**What is asked:**
Identify each line below that contains the word "with", and copy it out.

**Listed entries:**

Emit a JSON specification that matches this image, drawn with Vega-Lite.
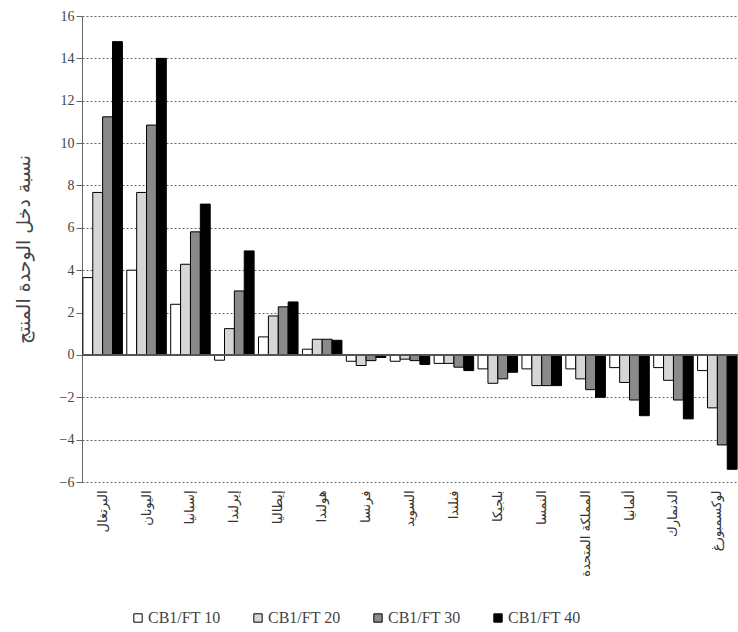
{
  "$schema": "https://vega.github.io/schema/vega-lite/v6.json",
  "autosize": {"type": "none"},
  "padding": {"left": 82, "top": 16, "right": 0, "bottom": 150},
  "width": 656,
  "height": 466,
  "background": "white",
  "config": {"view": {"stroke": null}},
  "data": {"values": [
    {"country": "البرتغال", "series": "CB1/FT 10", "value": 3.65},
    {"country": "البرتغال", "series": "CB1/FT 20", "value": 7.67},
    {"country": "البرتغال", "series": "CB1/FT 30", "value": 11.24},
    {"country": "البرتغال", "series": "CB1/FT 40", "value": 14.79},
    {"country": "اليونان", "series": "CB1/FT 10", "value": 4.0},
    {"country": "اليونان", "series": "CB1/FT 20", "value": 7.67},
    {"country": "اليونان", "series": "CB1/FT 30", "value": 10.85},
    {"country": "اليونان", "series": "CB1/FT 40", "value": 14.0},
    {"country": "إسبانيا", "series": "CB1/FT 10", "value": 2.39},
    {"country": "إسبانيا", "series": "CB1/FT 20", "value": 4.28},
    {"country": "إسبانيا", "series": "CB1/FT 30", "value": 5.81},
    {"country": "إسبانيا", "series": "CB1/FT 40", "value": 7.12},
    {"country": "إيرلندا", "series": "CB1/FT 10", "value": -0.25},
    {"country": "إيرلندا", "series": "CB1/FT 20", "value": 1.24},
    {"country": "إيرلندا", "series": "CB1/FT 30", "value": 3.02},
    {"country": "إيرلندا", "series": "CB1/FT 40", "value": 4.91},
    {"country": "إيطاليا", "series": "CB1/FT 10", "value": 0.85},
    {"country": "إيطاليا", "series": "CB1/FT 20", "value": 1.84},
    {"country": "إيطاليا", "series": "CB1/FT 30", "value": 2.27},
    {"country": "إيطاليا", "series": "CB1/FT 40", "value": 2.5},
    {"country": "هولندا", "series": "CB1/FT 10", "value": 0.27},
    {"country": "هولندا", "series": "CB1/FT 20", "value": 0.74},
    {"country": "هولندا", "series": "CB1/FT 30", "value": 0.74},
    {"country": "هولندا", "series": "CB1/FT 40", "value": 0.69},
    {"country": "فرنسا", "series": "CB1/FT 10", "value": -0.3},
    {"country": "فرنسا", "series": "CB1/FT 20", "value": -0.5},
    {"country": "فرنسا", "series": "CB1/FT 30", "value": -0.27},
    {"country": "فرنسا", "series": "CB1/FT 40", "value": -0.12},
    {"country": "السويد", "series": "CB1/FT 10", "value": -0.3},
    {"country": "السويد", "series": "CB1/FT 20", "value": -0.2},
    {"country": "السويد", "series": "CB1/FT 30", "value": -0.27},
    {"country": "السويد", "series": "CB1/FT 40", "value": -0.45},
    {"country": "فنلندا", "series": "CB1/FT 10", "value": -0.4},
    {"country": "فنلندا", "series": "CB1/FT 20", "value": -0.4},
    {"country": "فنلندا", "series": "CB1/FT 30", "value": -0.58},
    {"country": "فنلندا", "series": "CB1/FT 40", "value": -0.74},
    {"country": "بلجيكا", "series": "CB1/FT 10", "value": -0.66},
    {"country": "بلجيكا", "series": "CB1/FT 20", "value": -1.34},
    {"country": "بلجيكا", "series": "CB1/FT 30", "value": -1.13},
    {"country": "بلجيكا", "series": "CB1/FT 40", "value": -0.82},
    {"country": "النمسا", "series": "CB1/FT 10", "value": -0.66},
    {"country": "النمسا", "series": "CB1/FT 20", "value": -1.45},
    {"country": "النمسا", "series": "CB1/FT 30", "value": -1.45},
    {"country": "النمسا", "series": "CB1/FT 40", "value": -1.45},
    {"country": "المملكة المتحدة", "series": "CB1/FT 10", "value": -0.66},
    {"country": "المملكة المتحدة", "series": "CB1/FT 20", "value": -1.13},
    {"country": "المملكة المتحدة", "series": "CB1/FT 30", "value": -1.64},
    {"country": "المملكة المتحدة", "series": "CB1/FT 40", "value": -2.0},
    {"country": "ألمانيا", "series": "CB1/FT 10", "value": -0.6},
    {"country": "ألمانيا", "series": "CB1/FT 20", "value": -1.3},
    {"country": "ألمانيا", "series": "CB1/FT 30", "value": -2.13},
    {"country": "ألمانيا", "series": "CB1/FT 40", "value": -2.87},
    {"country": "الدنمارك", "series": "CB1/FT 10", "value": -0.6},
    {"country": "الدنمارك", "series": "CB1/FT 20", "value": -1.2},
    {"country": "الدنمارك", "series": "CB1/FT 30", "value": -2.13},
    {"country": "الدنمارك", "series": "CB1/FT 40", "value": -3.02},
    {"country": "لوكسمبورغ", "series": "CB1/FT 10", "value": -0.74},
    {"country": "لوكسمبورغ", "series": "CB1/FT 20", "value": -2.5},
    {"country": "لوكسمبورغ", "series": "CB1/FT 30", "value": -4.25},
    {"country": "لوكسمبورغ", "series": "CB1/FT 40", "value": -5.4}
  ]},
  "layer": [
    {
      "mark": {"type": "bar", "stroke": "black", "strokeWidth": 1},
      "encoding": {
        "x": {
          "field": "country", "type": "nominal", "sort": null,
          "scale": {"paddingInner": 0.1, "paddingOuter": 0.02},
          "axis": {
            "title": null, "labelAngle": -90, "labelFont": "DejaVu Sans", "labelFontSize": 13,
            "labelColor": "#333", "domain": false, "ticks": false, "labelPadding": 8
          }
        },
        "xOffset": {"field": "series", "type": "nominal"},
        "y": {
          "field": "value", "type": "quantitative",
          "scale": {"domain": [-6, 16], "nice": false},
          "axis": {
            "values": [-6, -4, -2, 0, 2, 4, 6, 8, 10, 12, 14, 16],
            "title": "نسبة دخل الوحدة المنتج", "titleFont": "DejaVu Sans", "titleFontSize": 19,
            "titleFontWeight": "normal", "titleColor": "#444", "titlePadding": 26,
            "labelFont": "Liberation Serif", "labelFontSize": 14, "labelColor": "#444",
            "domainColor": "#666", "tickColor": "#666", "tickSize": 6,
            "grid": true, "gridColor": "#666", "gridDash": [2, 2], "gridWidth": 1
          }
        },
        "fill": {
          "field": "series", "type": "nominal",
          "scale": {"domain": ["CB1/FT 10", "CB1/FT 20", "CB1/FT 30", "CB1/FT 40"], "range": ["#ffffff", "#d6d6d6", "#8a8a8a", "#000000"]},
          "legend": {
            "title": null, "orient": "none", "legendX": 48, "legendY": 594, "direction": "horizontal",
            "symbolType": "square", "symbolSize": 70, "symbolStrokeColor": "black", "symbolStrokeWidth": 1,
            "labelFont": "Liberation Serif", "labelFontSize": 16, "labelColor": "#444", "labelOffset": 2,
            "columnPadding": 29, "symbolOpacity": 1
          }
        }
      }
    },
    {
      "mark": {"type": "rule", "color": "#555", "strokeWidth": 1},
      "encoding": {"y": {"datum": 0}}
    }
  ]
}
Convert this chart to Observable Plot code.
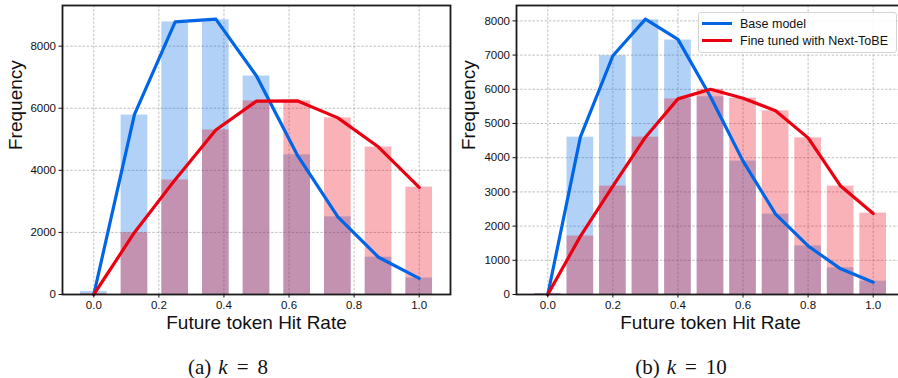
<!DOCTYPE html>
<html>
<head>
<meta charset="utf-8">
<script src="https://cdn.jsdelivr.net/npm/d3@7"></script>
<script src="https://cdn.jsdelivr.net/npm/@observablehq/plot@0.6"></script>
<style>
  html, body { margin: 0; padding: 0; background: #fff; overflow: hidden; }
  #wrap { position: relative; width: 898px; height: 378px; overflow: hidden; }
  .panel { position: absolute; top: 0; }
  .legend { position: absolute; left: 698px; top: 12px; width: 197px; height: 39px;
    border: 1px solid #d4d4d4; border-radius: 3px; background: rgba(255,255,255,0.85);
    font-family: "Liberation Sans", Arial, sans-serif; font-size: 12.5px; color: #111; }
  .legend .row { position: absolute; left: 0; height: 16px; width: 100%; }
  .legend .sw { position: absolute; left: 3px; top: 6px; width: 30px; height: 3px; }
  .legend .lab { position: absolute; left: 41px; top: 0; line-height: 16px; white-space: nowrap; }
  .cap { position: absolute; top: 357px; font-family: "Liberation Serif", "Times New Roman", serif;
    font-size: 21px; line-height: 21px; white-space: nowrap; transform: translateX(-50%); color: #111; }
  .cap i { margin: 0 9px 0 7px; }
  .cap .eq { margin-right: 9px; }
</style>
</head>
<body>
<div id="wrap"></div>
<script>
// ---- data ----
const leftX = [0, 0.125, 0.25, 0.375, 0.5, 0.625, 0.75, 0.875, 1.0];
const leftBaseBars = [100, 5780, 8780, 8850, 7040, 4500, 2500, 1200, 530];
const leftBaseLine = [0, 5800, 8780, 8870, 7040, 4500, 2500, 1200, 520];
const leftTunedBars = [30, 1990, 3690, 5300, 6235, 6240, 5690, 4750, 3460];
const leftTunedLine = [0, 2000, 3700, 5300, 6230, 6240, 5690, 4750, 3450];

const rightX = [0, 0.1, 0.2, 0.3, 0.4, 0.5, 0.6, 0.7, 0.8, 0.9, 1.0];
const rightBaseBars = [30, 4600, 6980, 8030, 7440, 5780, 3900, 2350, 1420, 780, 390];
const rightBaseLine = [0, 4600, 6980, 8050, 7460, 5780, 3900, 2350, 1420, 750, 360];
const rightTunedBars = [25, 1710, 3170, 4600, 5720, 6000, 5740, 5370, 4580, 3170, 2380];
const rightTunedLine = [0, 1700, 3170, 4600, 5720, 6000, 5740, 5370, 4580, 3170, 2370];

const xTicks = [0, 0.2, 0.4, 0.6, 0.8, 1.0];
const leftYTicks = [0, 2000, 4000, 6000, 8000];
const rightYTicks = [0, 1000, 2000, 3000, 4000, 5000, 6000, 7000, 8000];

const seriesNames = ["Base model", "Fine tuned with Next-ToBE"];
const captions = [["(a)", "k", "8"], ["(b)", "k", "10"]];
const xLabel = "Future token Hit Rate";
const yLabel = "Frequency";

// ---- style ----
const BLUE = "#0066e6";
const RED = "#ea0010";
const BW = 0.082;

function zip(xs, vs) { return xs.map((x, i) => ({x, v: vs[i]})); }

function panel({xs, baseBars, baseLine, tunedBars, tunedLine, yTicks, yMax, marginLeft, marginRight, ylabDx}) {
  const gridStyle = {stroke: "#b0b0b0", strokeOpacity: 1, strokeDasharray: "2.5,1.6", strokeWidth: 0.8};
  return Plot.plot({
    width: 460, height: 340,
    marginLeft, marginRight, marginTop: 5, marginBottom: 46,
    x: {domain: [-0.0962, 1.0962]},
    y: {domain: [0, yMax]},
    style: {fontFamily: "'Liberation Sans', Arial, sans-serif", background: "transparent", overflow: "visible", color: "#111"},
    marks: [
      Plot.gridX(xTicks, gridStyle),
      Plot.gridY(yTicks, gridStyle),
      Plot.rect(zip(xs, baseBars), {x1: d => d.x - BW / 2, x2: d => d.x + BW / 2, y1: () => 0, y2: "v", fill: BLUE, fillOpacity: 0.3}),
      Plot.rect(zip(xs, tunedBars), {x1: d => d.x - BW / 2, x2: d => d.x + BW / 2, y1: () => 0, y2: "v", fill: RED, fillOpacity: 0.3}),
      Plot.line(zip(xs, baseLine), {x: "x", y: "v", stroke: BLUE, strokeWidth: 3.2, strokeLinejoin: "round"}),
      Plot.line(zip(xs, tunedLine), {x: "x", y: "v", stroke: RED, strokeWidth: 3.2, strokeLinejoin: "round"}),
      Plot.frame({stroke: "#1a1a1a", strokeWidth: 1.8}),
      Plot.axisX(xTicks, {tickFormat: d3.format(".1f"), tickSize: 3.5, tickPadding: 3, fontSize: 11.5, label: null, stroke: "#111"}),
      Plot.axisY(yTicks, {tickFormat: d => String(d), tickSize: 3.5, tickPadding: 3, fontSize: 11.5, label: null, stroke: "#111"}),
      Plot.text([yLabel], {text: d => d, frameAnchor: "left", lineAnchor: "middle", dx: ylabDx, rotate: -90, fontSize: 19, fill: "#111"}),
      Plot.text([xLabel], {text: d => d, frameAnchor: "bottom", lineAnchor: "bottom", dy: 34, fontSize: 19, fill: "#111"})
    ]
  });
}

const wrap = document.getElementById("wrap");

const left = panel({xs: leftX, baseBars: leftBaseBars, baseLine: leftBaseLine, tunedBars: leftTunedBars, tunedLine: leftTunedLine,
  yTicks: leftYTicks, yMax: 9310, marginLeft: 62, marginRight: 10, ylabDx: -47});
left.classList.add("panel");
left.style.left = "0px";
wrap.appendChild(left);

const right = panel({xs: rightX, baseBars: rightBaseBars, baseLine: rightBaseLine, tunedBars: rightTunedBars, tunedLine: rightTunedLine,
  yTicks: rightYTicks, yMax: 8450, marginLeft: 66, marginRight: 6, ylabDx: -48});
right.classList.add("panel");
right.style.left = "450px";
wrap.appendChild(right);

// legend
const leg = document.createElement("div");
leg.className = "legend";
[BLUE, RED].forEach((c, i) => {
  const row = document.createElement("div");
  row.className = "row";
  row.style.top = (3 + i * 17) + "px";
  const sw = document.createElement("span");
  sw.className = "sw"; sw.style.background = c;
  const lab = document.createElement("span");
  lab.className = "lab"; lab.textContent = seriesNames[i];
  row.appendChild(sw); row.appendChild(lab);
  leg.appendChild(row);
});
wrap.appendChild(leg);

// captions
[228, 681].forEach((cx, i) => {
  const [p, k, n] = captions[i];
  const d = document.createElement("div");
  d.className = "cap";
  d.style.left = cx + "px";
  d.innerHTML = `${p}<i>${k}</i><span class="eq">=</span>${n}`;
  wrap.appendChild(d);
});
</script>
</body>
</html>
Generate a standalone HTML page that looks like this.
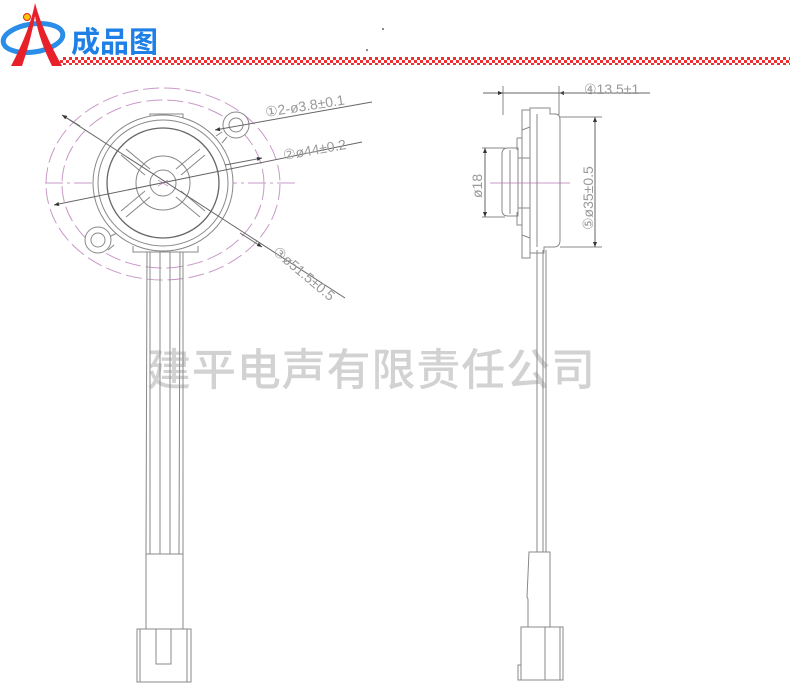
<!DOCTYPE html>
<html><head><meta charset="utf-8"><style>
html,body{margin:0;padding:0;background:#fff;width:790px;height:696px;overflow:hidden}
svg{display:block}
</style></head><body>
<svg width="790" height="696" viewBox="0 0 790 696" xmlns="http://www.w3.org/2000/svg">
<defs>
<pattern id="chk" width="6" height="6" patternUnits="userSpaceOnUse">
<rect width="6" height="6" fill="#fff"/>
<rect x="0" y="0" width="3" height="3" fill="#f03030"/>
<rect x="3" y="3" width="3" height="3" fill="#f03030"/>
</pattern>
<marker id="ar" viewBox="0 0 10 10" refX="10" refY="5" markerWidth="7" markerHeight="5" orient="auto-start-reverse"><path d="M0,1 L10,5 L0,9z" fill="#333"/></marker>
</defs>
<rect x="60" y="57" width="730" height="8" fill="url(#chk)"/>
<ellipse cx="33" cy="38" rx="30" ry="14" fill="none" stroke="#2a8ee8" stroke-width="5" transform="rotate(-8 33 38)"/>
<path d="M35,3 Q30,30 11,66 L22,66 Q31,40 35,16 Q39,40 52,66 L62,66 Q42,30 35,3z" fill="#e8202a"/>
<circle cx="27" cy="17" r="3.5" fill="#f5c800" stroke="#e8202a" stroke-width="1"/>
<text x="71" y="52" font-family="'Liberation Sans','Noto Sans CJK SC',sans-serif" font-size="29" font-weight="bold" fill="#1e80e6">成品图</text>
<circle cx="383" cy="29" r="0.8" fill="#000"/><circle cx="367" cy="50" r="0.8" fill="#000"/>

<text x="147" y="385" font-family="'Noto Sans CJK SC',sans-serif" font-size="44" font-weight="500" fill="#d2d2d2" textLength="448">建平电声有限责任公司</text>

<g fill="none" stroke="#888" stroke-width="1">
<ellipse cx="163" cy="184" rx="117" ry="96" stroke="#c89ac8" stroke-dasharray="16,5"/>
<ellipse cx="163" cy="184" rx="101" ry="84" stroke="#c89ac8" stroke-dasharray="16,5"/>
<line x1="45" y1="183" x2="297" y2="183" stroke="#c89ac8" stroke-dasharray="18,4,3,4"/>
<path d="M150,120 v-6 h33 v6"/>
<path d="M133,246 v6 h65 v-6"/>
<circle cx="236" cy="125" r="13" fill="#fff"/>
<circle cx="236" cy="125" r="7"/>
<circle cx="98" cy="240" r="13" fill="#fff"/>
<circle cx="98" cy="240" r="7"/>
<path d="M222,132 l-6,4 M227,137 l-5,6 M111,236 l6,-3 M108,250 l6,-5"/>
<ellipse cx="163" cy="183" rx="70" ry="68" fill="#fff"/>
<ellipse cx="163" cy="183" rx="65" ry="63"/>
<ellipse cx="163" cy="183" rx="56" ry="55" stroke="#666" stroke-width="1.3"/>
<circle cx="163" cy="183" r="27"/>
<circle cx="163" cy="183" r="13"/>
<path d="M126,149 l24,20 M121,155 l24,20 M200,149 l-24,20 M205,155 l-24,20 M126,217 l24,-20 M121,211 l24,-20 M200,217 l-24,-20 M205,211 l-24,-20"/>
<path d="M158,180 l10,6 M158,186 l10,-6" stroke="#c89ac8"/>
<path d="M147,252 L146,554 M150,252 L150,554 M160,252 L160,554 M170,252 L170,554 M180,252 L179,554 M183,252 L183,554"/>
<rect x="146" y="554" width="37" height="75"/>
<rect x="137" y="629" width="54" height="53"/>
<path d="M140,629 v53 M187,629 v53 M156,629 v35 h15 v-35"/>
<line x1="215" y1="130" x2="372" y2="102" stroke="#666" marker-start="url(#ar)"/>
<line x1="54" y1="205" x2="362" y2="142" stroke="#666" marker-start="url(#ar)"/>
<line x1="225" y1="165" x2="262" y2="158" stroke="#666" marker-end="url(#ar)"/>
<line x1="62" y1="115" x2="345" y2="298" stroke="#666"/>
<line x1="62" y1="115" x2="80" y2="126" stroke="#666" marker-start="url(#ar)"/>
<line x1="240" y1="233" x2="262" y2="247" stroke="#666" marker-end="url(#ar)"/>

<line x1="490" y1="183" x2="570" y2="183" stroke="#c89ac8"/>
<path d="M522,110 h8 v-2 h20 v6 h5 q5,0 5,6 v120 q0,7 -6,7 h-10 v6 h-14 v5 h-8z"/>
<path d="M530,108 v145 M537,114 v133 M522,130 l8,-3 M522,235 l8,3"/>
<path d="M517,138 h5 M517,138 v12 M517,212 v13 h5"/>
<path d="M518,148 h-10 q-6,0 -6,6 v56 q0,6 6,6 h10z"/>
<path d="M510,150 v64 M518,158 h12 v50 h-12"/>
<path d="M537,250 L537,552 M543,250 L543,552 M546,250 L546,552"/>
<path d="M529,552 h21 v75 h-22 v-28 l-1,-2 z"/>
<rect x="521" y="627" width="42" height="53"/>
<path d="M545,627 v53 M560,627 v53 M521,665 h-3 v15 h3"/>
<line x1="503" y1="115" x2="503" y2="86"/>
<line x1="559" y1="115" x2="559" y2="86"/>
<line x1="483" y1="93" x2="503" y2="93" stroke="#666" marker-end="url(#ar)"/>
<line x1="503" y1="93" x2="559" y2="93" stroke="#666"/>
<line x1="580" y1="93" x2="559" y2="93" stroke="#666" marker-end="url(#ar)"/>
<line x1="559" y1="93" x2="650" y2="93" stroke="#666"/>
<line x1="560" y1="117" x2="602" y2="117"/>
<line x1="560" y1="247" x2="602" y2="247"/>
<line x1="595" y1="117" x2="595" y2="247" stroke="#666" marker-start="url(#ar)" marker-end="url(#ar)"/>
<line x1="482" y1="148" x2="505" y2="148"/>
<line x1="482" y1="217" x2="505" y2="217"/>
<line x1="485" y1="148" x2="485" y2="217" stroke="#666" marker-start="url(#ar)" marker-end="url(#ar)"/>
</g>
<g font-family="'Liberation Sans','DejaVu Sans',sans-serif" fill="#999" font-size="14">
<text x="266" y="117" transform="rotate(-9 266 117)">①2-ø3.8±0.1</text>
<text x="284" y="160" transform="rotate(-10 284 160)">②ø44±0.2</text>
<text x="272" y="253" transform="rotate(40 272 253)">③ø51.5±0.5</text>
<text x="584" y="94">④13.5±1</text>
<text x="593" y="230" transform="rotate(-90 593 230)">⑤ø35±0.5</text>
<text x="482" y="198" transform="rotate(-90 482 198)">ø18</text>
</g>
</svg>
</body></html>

**Output for this exercise:**
Emit a JSON specification that matches this image, drawn with Vega-Lite.
const seriesNames = ["Base model", "Fine tuned with Next-ToBE"];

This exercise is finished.